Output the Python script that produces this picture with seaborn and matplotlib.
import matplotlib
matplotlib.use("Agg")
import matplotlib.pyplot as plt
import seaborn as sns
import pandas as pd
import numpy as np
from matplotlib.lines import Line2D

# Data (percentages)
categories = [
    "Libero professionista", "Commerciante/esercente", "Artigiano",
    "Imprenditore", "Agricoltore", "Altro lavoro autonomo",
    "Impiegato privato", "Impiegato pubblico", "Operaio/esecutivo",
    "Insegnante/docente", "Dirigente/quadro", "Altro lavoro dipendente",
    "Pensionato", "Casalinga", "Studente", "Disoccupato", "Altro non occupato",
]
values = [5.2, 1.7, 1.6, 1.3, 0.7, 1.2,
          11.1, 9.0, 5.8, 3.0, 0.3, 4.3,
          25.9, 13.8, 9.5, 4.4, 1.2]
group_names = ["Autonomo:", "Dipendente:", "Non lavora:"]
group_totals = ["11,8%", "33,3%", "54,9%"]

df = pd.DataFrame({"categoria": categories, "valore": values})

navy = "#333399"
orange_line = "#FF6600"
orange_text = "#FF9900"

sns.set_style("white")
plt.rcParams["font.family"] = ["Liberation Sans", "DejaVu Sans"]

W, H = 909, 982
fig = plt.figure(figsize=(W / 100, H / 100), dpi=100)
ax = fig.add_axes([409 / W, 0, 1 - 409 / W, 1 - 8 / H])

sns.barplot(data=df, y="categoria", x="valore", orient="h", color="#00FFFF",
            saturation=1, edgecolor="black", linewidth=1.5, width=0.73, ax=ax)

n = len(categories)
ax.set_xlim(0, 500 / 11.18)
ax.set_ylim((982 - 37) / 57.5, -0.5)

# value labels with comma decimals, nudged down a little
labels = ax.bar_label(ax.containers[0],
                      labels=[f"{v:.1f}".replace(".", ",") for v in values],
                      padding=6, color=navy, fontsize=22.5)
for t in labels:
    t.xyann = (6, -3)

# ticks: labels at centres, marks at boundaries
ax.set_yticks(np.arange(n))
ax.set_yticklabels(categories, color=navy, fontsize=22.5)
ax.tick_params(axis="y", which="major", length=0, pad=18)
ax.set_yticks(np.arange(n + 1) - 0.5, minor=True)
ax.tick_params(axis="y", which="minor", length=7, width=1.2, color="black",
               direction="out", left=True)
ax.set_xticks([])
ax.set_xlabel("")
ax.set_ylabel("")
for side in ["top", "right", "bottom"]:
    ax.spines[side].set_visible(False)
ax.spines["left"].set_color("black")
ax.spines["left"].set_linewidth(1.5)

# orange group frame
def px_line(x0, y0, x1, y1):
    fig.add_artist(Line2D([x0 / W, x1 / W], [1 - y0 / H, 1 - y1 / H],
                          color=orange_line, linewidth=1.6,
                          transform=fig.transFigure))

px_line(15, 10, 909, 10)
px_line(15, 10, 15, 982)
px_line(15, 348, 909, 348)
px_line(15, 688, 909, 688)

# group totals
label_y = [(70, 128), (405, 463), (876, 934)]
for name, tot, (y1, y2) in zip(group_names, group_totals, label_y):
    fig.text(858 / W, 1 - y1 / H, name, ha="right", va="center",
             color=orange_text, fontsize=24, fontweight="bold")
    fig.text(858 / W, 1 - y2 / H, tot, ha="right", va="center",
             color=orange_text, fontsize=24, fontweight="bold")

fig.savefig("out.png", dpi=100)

§ Short task:
Return all of the data exactly as it reads.

§ Response below:
Output the Python script that produces this picture with seaborn and matplotlib.
import matplotlib
matplotlib.use("Agg")
import matplotlib.pyplot as plt
import seaborn as sns
import pandas as pd
import numpy as np
from matplotlib.lines import Line2D

# Data (percentages)
categories = [
    "Libero professionista", "Commerciante/esercente", "Artigiano",
    "Imprenditore", "Agricoltore", "Altro lavoro autonomo",
    "Impiegato privato", "Impiegato pubblico", "Operaio/esecutivo",
    "Insegnante/docente", "Dirigente/quadro", "Altro lavoro dipendente",
    "Pensionato", "Casalinga", "Studente", "Disoccupato", "Altro non occupato",
]
values = [5.2, 1.7, 1.6, 1.3, 0.7, 1.2,
          11.1, 9.0, 5.8, 3.0, 0.3, 4.3,
          25.9, 13.8, 9.5, 4.4, 1.2]
group_names = ["Autonomo:", "Dipendente:", "Non lavora:"]
group_totals = ["11,8%", "33,3%", "54,9%"]

df = pd.DataFrame({"categoria": categories, "valore": values})

navy = "#333399"
orange_line = "#FF6600"
orange_text = "#FF9900"

sns.set_style("white")
plt.rcParams["font.family"] = ["Liberation Sans", "DejaVu Sans"]

W, H = 909, 982
fig = plt.figure(figsize=(W / 100, H / 100), dpi=100)
ax = fig.add_axes([409 / W, 0, 1 - 409 / W, 1 - 8 / H])

sns.barplot(data=df, y="categoria", x="valore", orient="h", color="#00FFFF",
            saturation=1, edgecolor="black", linewidth=1.5, width=0.73, ax=ax)

n = len(categories)
ax.set_xlim(0, 500 / 11.18)
ax.set_ylim((982 - 37) / 57.5, -0.5)

# value labels with comma decimals, nudged down a little
labels = ax.bar_label(ax.containers[0],
                      labels=[f"{v:.1f}".replace(".", ",") for v in values],
                      padding=6, color=navy, fontsize=22.5)
for t in labels:
    t.xyann = (6, -3)

# ticks: labels at centres, marks at boundaries
ax.set_yticks(np.arange(n))
ax.set_yticklabels(categories, color=navy, fontsize=22.5)
ax.tick_params(axis="y", which="major", length=0, pad=18)
ax.set_yticks(np.arange(n + 1) - 0.5, minor=True)
ax.tick_params(axis="y", which="minor", length=7, width=1.2, color="black",
               direction="out", left=True)
ax.set_xticks([])
ax.set_xlabel("")
ax.set_ylabel("")
for side in ["top", "right", "bottom"]:
    ax.spines[side].set_visible(False)
ax.spines["left"].set_color("black")
ax.spines["left"].set_linewidth(1.5)

# orange group frame
def px_line(x0, y0, x1, y1):
    fig.add_artist(Line2D([x0 / W, x1 / W], [1 - y0 / H, 1 - y1 / H],
                          color=orange_line, linewidth=1.6,
                          transform=fig.transFigure))

px_line(15, 10, 909, 10)
px_line(15, 10, 15, 982)
px_line(15, 348, 909, 348)
px_line(15, 688, 909, 688)

# group totals
label_y = [(70, 128), (405, 463), (876, 934)]
for name, tot, (y1, y2) in zip(group_names, group_totals, label_y):
    fig.text(858 / W, 1 - y1 / H, name, ha="right", va="center",
             color=orange_text, fontsize=24, fontweight="bold")
    fig.text(858 / W, 1 - y2 / H, tot, ha="right", va="center",
             color=orange_text, fontsize=24, fontweight="bold")

fig.savefig("out.png", dpi=100)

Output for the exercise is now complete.